Regina Mayor Michael Fougere is trying so hard to explain why the city and province spending $153 million on a new stadium for the Saskatchewan Roughriders (plus another $120 million or so to operate it for the next 30 years) was a good idea, without actually lying about the fact. Just listen to the poor guy:
“When you model and talk about what is a return, what’s the investment and what is the economic potential of the stadium, we’re not going to make money on this one.”
That’s honest! So why are you still arguing for this deal, even though it was arranged before you took office in 2012?
Fougere says the return on taxpayer money spent for the new Mosaic Stadium is “not strictly an economic return in the sense that you have a return on investment in the classical business sense.”
Right, no actual taxpayer money getting repaid, got it. What’s the upside?

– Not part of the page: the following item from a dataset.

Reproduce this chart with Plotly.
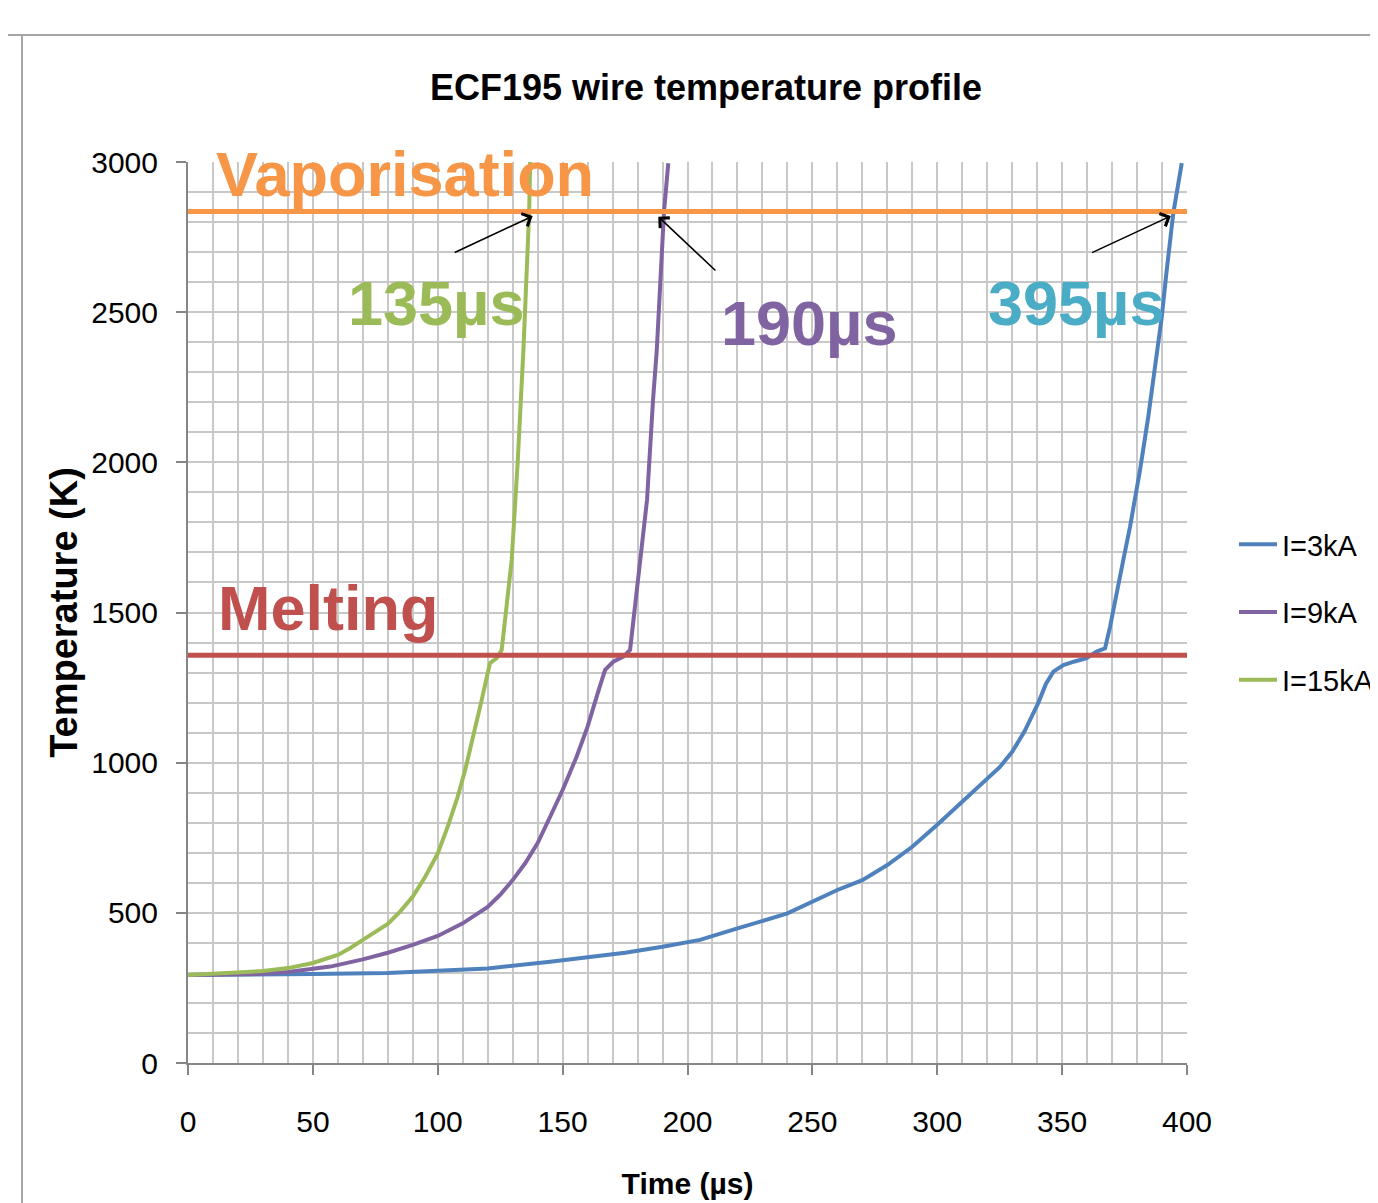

Fougere characterizes the stadium as a “public investment” to revitalize the downtown and says there will be spin-offs created as a result.
If everything works out, the new stadium, coupled with continued public investment downtown, will draw private interests to the area. Those private interests will build new facilities and, riding a wave of optimism, open new businesses.
“It really is the private sector making that decision, taking that risk, making that development and ultimately deciding what actually goes there. We’ll tell them the kinds of things we want to see in there, but we can’t dictate exactly what goes in there.”
Sooooo… “if everything works out,” putting $153 million into a new football stadium, plus an unspecified amount of money into other downtown development, could lead to private interests opening new businesses that they otherwise wouldn’t have! Not that this has ever worked well before, and besides maybe there could be cheaper and more effective ways to encourage businesses to open downtown, but … private sector! Synergy! Tax base!
If there’s a silver lining, it’s that the Roughriders are, much like the Green Bay Packers, owned by a public corporation of community shareholders, so it’s at least Regina football fans who are benefiting from the city’s largesse and not some faceless billionaire. No, that’s not much of a silver lining, but take what you can get, okay?